— DATA BLOCK —
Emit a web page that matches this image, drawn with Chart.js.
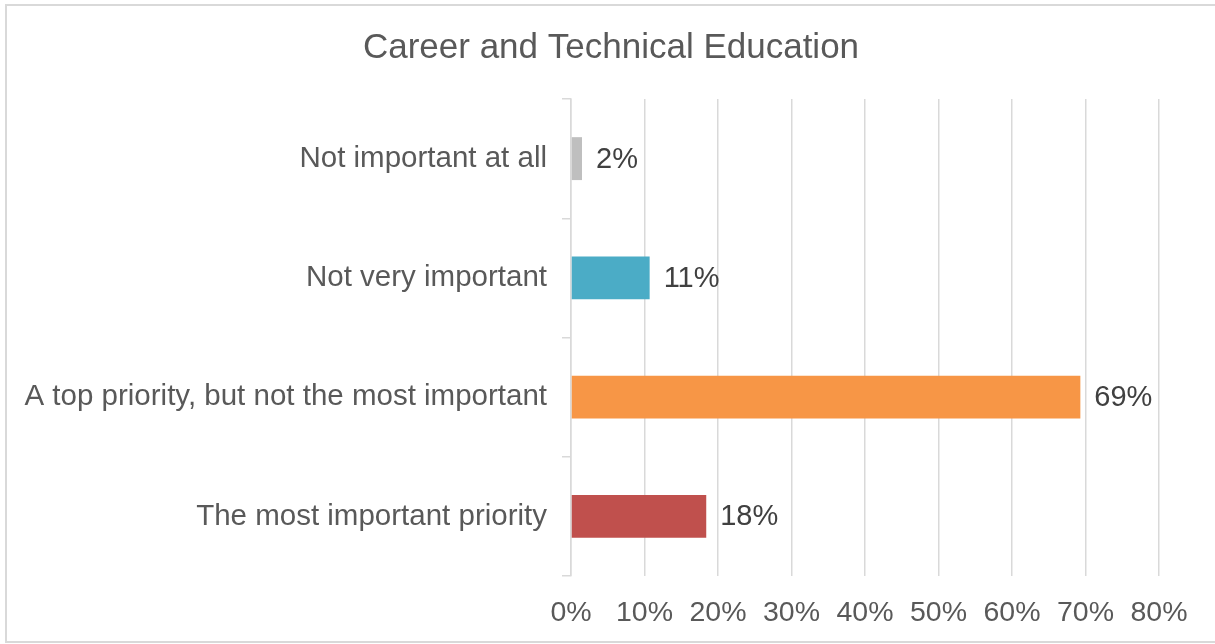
<!DOCTYPE html>
<html>
<head>
<meta charset="utf-8">
<script src="https://cdn.jsdelivr.net/npm/chart.js@4/dist/chart.umd.min.js"></script>
<style>
  html, body { margin: 0; padding: 0; background: #fff; }
  #wrap { width: 1215px; height: 644px; position: relative; }
</style>
</head>
<body>
<div id="wrap"><canvas id="cte-chart" width="1215" height="644"></canvas></div>
<script>
// chart data
const chartTitle = 'Career and Technical Education';
const categories = ['Not important at all', 'Not very important', 'A top priority, but not the most important', 'The most important priority'];
const shares = [1.5, 10.7, 69.3, 18.4];
const shareLabels = ['2%', '11%', '69%', '18%'];
const barColors = ['#bfbfbf', '#4bacc6', '#f79646', '#c0504d'];
const xTicks = [0, 10, 20, 30, 40, 50, 60, 70, 80];

const FONT = '"Liberation Sans", Arial, sans-serif';

// frame round the whole chart, and the title centred on the whole frame
const framePlugin = {
    id: 'frame',
    beforeDraw(chart) {
        const ctx = chart.ctx;
        ctx.save();
        ctx.strokeStyle = '#d9d9d9';
        ctx.lineWidth = 2;
        ctx.strokeRect(6, 5, 1212, 637);
        ctx.font = '35px ' + FONT;
        ctx.fillStyle = '#595959';
        ctx.textAlign = 'center';
        ctx.textBaseline = 'middle';
        ctx.fillText(chartTitle, 611, 48);
        ctx.restore();
    }
};

// value labels at the end of each bar
const valueLabels = {
    id: 'valueLabels',
    afterDatasetsDraw(chart) {
        const ctx = chart.ctx;
        const meta = chart.getDatasetMeta(0);
        ctx.save();
        ctx.font = '29px ' + FONT;
        ctx.fillStyle = '#404040';
        ctx.textAlign = 'left';
        ctx.textBaseline = 'middle';
        meta.data.forEach((bar, i) => {
            ctx.fillText(shareLabels[i], bar.x + 14, bar.y + 1);
        });
        ctx.restore();
    }
};

function createCteChart(targetID) {
    const ctx = document.getElementById(targetID).getContext('2d');
    return new Chart(ctx, {
        type: 'bar',
        data: {
            labels: categories,
            datasets: [{
                data: shares,
                backgroundColor: barColors,
                borderWidth: 0,
                barPercentage: 0.36,
                categoryPercentage: 1
            }]
        },
        plugins: [framePlugin, valueLabels],
        options: {
            indexAxis: 'y',
            responsive: false,
            animation: false,
            layout: { padding: { left: 0, right: 56, top: 99, bottom: 0 } },
            plugins: {
                legend: { display: false },
                tooltip: { enabled: false },
                title: { display: false }
            },
            scales: {
                x: {
                    min: 0,
                    max: 80,
                    afterBuildTicks(scale) {
                        scale.ticks = xTicks.map(v => ({ value: v }));
                    },
                    afterFit(scale) { scale.height = 68; },
                    grid: { color: '#d9d9d9', lineWidth: 1.5, drawTicks: false },
                    border: { display: false },
                    ticks: {
                        color: '#595959',
                        padding: 20,
                        font: { family: FONT, size: 28.5 },
                        callback: v => v + '%'
                    }
                },
                y: {
                    afterFit(scale) { scale.width = 571; },
                    grid: {
                        offset: true,
                        drawOnChartArea: false,
                        color: '#d9d9d9',
                        lineWidth: 1.5,
                        tickLength: 9
                    },
                    border: { display: true, color: '#d9d9d9', width: 1.5 },
                    ticks: {
                        color: '#595959',
                        padding: 15,
                        font: { family: FONT, size: 29.5 }
                    }
                }
            }
        }
    });
}

createCteChart('cte-chart');
</script>
</body>
</html>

— TASK —
Restate the data above word for word. Do not include the images.

— RESULT —
Emit a web page that matches this image, drawn with Chart.js.
<!DOCTYPE html>
<html>
<head>
<meta charset="utf-8">
<script src="https://cdn.jsdelivr.net/npm/chart.js@4/dist/chart.umd.min.js"></script>
<style>
  html, body { margin: 0; padding: 0; background: #fff; }
  #wrap { width: 1215px; height: 644px; position: relative; }
</style>
</head>
<body>
<div id="wrap"><canvas id="cte-chart" width="1215" height="644"></canvas></div>
<script>
// chart data
const chartTitle = 'Career and Technical Education';
const categories = ['Not important at all', 'Not very important', 'A top priority, but not the most important', 'The most important priority'];
const shares = [1.5, 10.7, 69.3, 18.4];
const shareLabels = ['2%', '11%', '69%', '18%'];
const barColors = ['#bfbfbf', '#4bacc6', '#f79646', '#c0504d'];
const xTicks = [0, 10, 20, 30, 40, 50, 60, 70, 80];

const FONT = '"Liberation Sans", Arial, sans-serif';

// frame round the whole chart, and the title centred on the whole frame
const framePlugin = {
    id: 'frame',
    beforeDraw(chart) {
        const ctx = chart.ctx;
        ctx.save();
        ctx.strokeStyle = '#d9d9d9';
        ctx.lineWidth = 2;
        ctx.strokeRect(6, 5, 1212, 637);
        ctx.font = '35px ' + FONT;
        ctx.fillStyle = '#595959';
        ctx.textAlign = 'center';
        ctx.textBaseline = 'middle';
        ctx.fillText(chartTitle, 611, 48);
        ctx.restore();
    }
};

// value labels at the end of each bar
const valueLabels = {
    id: 'valueLabels',
    afterDatasetsDraw(chart) {
        const ctx = chart.ctx;
        const meta = chart.getDatasetMeta(0);
        ctx.save();
        ctx.font = '29px ' + FONT;
        ctx.fillStyle = '#404040';
        ctx.textAlign = 'left';
        ctx.textBaseline = 'middle';
        meta.data.forEach((bar, i) => {
            ctx.fillText(shareLabels[i], bar.x + 14, bar.y + 1);
        });
        ctx.restore();
    }
};

function createCteChart(targetID) {
    const ctx = document.getElementById(targetID).getContext('2d');
    return new Chart(ctx, {
        type: 'bar',
        data: {
            labels: categories,
            datasets: [{
                data: shares,
                backgroundColor: barColors,
                borderWidth: 0,
                barPercentage: 0.36,
                categoryPercentage: 1
            }]
        },
        plugins: [framePlugin, valueLabels],
        options: {
            indexAxis: 'y',
            responsive: false,
            animation: false,
            layout: { padding: { left: 0, right: 56, top: 99, bottom: 0 } },
            plugins: {
                legend: { display: false },
                tooltip: { enabled: false },
                title: { display: false }
            },
            scales: {
                x: {
                    min: 0,
                    max: 80,
                    afterBuildTicks(scale) {
                        scale.ticks = xTicks.map(v => ({ value: v }));
                    },
                    afterFit(scale) { scale.height = 68; },
                    grid: { color: '#d9d9d9', lineWidth: 1.5, drawTicks: false },
                    border: { display: false },
                    ticks: {
                        color: '#595959',
                        padding: 20,
                        font: { family: FONT, size: 28.5 },
                        callback: v => v + '%'
                    }
                },
                y: {
                    afterFit(scale) { scale.width = 571; },
                    grid: {
                        offset: true,
                        drawOnChartArea: false,
                        color: '#d9d9d9',
                        lineWidth: 1.5,
                        tickLength: 9
                    },
                    border: { display: true, color: '#d9d9d9', width: 1.5 },
                    ticks: {
                        color: '#595959',
                        padding: 15,
                        font: { family: FONT, size: 29.5 }
                    }
                }
            }
        }
    });
}

createCteChart('cte-chart');
</script>
</body>
</html>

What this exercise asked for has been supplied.